*Problem description:*
Pictures stay out of the copy; restate everything else in the material exactly.

---- Available data

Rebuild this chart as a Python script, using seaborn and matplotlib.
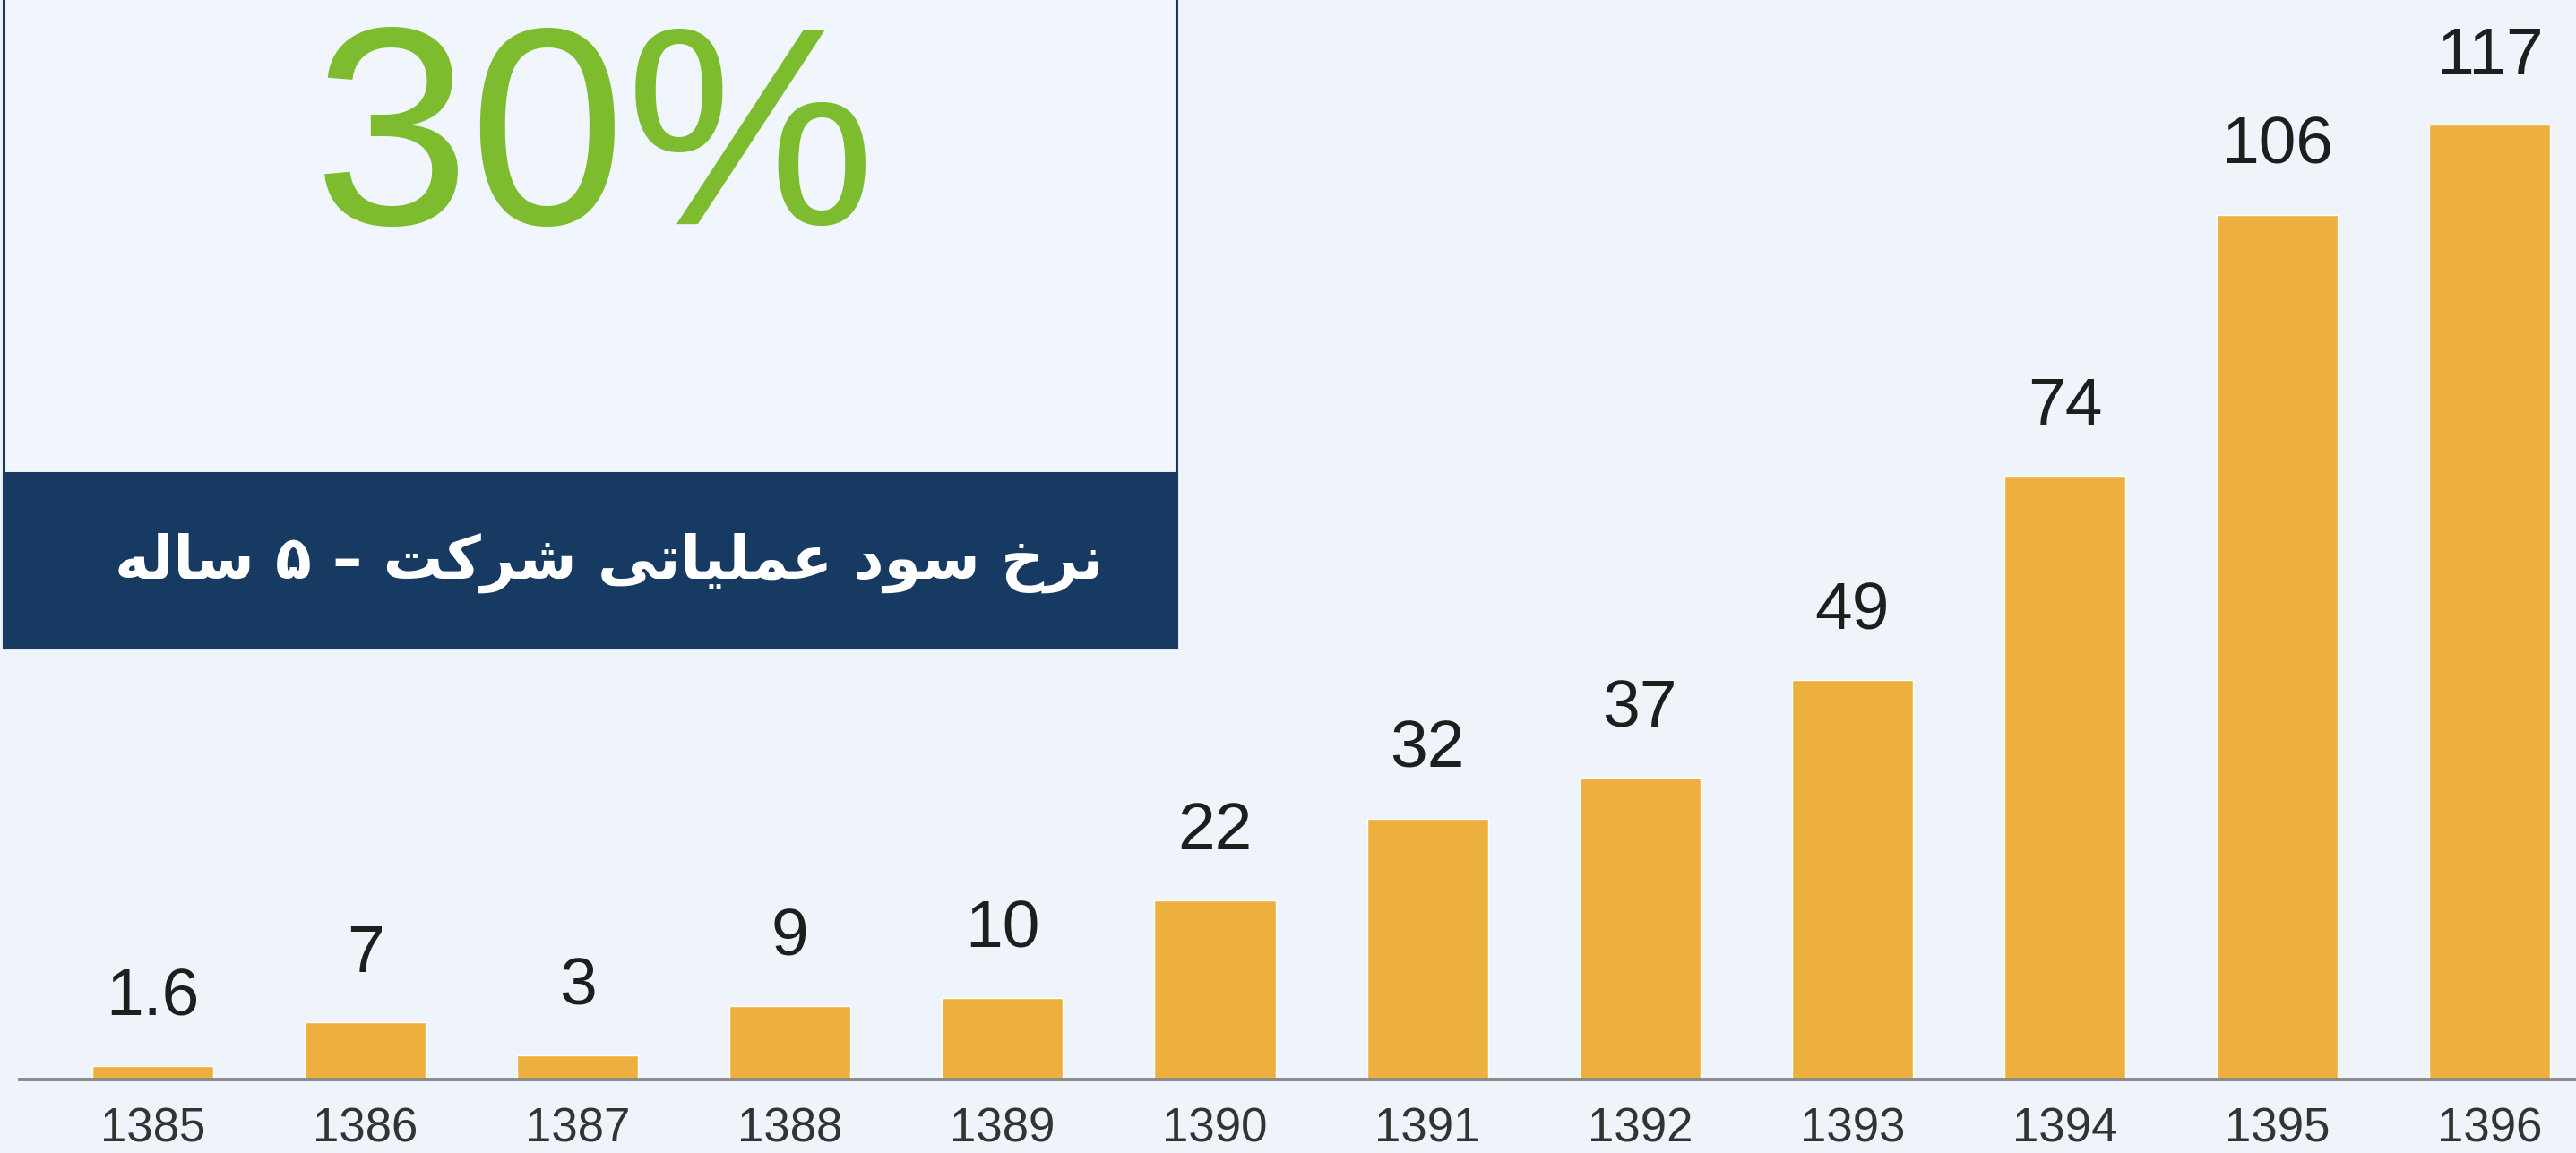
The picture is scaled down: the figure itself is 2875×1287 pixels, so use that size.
import matplotlib
matplotlib.use("Agg")
import matplotlib.pyplot as plt
import matplotlib.patches as patches
import seaborn as sns

# data
years = ['1385', '1386', '1387', '1388', '1389', '1390',
         '1391', '1392', '1393', '1394', '1395', '1396']
values = [1.6, 7, 3, 9, 10, 22, 32, 37, 49, 74, 106, 117]
value_labels = ['1.6', '7', '3', '9', '10', '22', '32', '37', '49', '74', '106', '117']
big_number = '30%'
banner_text = 'نرخ سود عملیاتی شرکت – ۵ ساله'

BG = '#eff3fa'
BAR = '#edb03f'
NAVY = '#163a62'
GREEN = '#7dbb2f'

# matplotlib has no arabic shaping, so pick the contextual forms by hand
FORMS = {
    'ا': ('\uFE8D', '\uFE8E', None, None),
    'ت': ('\uFE95', '\uFE96', '\uFE97', '\uFE98'),
    'خ': ('\uFEA5', '\uFEA6', '\uFEA7', '\uFEA8'),
    'د': ('\uFEA9', '\uFEAA', None, None),
    'ر': ('\uFEAD', '\uFEAE', None, None),
    'س': ('\uFEB1', '\uFEB2', '\uFEB3', '\uFEB4'),
    'ش': ('\uFEB5', '\uFEB6', '\uFEB7', '\uFEB8'),
    'ع': ('\uFEC9', '\uFECA', '\uFECB', '\uFECC'),
    'ک': ('\uFB8E', '\uFB8F', '\uFB90', '\uFB91'),
    'ل': ('\uFEDD', '\uFEDE', '\uFEDF', '\uFEE0'),
    'م': ('\uFEE1', '\uFEE2', '\uFEE3', '\uFEE4'),
    'ن': ('\uFEE5', '\uFEE6', '\uFEE7', '\uFEE8'),
    'ه': ('\uFEE9', '\uFEEA', '\uFEEB', '\uFEEC'),
    'و': ('\uFEED', '\uFEEE', None, None),
    'ی': ('\uFBFC', '\uFBFD', '\uFBFE', '\uFBFF'),
}


def shape(text):
    out = []
    for i, ch in enumerate(text):
        if ch not in FORMS:
            out.append(ch)
            continue
        prev = text[i - 1] if i > 0 else ''
        nxt = text[i + 1] if i + 1 < len(text) else ''
        join_prev = prev in FORMS and FORMS[prev][2] is not None
        join_next = nxt in FORMS and FORMS[ch][2] is not None
        iso, fin, ini, med = FORMS[ch]
        if join_prev and join_next:
            out.append(med)
        elif join_prev:
            out.append(fin)
        elif join_next:
            out.append(ini)
        else:
            out.append(iso)
    return ''.join(out)[::-1]


sns.set_style('white')
plt.rcParams['font.family'] = ['Liberation Sans', 'DejaVu Sans']

W, H = 2875, 1287
fig = plt.figure(figsize=(W / 100, H / 100), dpi=100, facecolor=BG)
ax = fig.add_axes([22 / W, 82 / H, 1 - 22 / W, 1 - 82 / H])
ax.set_facecolor(BG)

sns.barplot(x=years, y=values, color=BAR, width=0.57, saturation=1, ax=ax)
ax.bar_label(ax.containers[0], labels=value_labels, padding=30,
             fontsize=54, color='#1e1e1e')

ax.set_xlim(-0.626, 11.406)
ax.set_ylim(0, 132.3)
ax.set_xlabel('')
ax.set_ylabel('')
ax.set_yticks([])
ax.tick_params(axis='x', length=0, pad=22, labelsize=38, labelcolor='#333333')
sns.despine(ax=ax, left=True)
ax.spines['bottom'].set_color('#8a8a8a')
ax.spines['bottom'].set_linewidth(2.8)

# box with the headline number
fig.patches.append(patches.Rectangle((4 / W, 1 - 722 / H), 1309 / W, 740 / H,
                                     transform=fig.transFigure, facecolor='#f1f5fc',
                                     edgecolor=NAVY, linewidth=2.2, zorder=3))
fig.patches.append(patches.Rectangle((4 / W, 1 - 722 / H), 1309 / W, 194 / H,
                                     transform=fig.transFigure, facecolor=NAVY,
                                     edgecolor=NAVY, linewidth=2.2, zorder=4))
fig.text(664 / W, 1 - 250 / H, big_number, color=GREEN, fontsize=226,
         ha='center', va='baseline', zorder=5)
fig.text(680 / W, 1 - 628 / H, shape(banner_text), color='white', fontsize=48,
         fontweight='bold', family=['DejaVu Sans'], ha='center', va='center', zorder=5)

fig.savefig('out.png', dpi=100, facecolor=BG)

--------

*Exercise result:*
Rebuild this chart as a Python script, using seaborn and matplotlib.
The picture is scaled down: the figure itself is 2875×1287 pixels, so use that size.
import matplotlib
matplotlib.use("Agg")
import matplotlib.pyplot as plt
import matplotlib.patches as patches
import seaborn as sns

# data
years = ['1385', '1386', '1387', '1388', '1389', '1390',
         '1391', '1392', '1393', '1394', '1395', '1396']
values = [1.6, 7, 3, 9, 10, 22, 32, 37, 49, 74, 106, 117]
value_labels = ['1.6', '7', '3', '9', '10', '22', '32', '37', '49', '74', '106', '117']
big_number = '30%'
banner_text = 'نرخ سود عملیاتی شرکت – ۵ ساله'

BG = '#eff3fa'
BAR = '#edb03f'
NAVY = '#163a62'
GREEN = '#7dbb2f'

# matplotlib has no arabic shaping, so pick the contextual forms by hand
FORMS = {
    'ا': ('\uFE8D', '\uFE8E', None, None),
    'ت': ('\uFE95', '\uFE96', '\uFE97', '\uFE98'),
    'خ': ('\uFEA5', '\uFEA6', '\uFEA7', '\uFEA8'),
    'د': ('\uFEA9', '\uFEAA', None, None),
    'ر': ('\uFEAD', '\uFEAE', None, None),
    'س': ('\uFEB1', '\uFEB2', '\uFEB3', '\uFEB4'),
    'ش': ('\uFEB5', '\uFEB6', '\uFEB7', '\uFEB8'),
    'ع': ('\uFEC9', '\uFECA', '\uFECB', '\uFECC'),
    'ک': ('\uFB8E', '\uFB8F', '\uFB90', '\uFB91'),
    'ل': ('\uFEDD', '\uFEDE', '\uFEDF', '\uFEE0'),
    'م': ('\uFEE1', '\uFEE2', '\uFEE3', '\uFEE4'),
    'ن': ('\uFEE5', '\uFEE6', '\uFEE7', '\uFEE8'),
    'ه': ('\uFEE9', '\uFEEA', '\uFEEB', '\uFEEC'),
    'و': ('\uFEED', '\uFEEE', None, None),
    'ی': ('\uFBFC', '\uFBFD', '\uFBFE', '\uFBFF'),
}


def shape(text):
    out = []
    for i, ch in enumerate(text):
        if ch not in FORMS:
            out.append(ch)
            continue
        prev = text[i - 1] if i > 0 else ''
        nxt = text[i + 1] if i + 1 < len(text) else ''
        join_prev = prev in FORMS and FORMS[prev][2] is not None
        join_next = nxt in FORMS and FORMS[ch][2] is not None
        iso, fin, ini, med = FORMS[ch]
        if join_prev and join_next:
            out.append(med)
        elif join_prev:
            out.append(fin)
        elif join_next:
            out.append(ini)
        else:
            out.append(iso)
    return ''.join(out)[::-1]


sns.set_style('white')
plt.rcParams['font.family'] = ['Liberation Sans', 'DejaVu Sans']

W, H = 2875, 1287
fig = plt.figure(figsize=(W / 100, H / 100), dpi=100, facecolor=BG)
ax = fig.add_axes([22 / W, 82 / H, 1 - 22 / W, 1 - 82 / H])
ax.set_facecolor(BG)

sns.barplot(x=years, y=values, color=BAR, width=0.57, saturation=1, ax=ax)
ax.bar_label(ax.containers[0], labels=value_labels, padding=30,
             fontsize=54, color='#1e1e1e')

ax.set_xlim(-0.626, 11.406)
ax.set_ylim(0, 132.3)
ax.set_xlabel('')
ax.set_ylabel('')
ax.set_yticks([])
ax.tick_params(axis='x', length=0, pad=22, labelsize=38, labelcolor='#333333')
sns.despine(ax=ax, left=True)
ax.spines['bottom'].set_color('#8a8a8a')
ax.spines['bottom'].set_linewidth(2.8)

# box with the headline number
fig.patches.append(patches.Rectangle((4 / W, 1 - 722 / H), 1309 / W, 740 / H,
                                     transform=fig.transFigure, facecolor='#f1f5fc',
                                     edgecolor=NAVY, linewidth=2.2, zorder=3))
fig.patches.append(patches.Rectangle((4 / W, 1 - 722 / H), 1309 / W, 194 / H,
                                     transform=fig.transFigure, facecolor=NAVY,
                                     edgecolor=NAVY, linewidth=2.2, zorder=4))
fig.text(664 / W, 1 - 250 / H, big_number, color=GREEN, fontsize=226,
         ha='center', va='baseline', zorder=5)
fig.text(680 / W, 1 - 628 / H, shape(banner_text), color='white', fontsize=48,
         fontweight='bold', family=['DejaVu Sans'], ha='center', va='center', zorder=5)

fig.savefig('out.png', dpi=100, facecolor=BG)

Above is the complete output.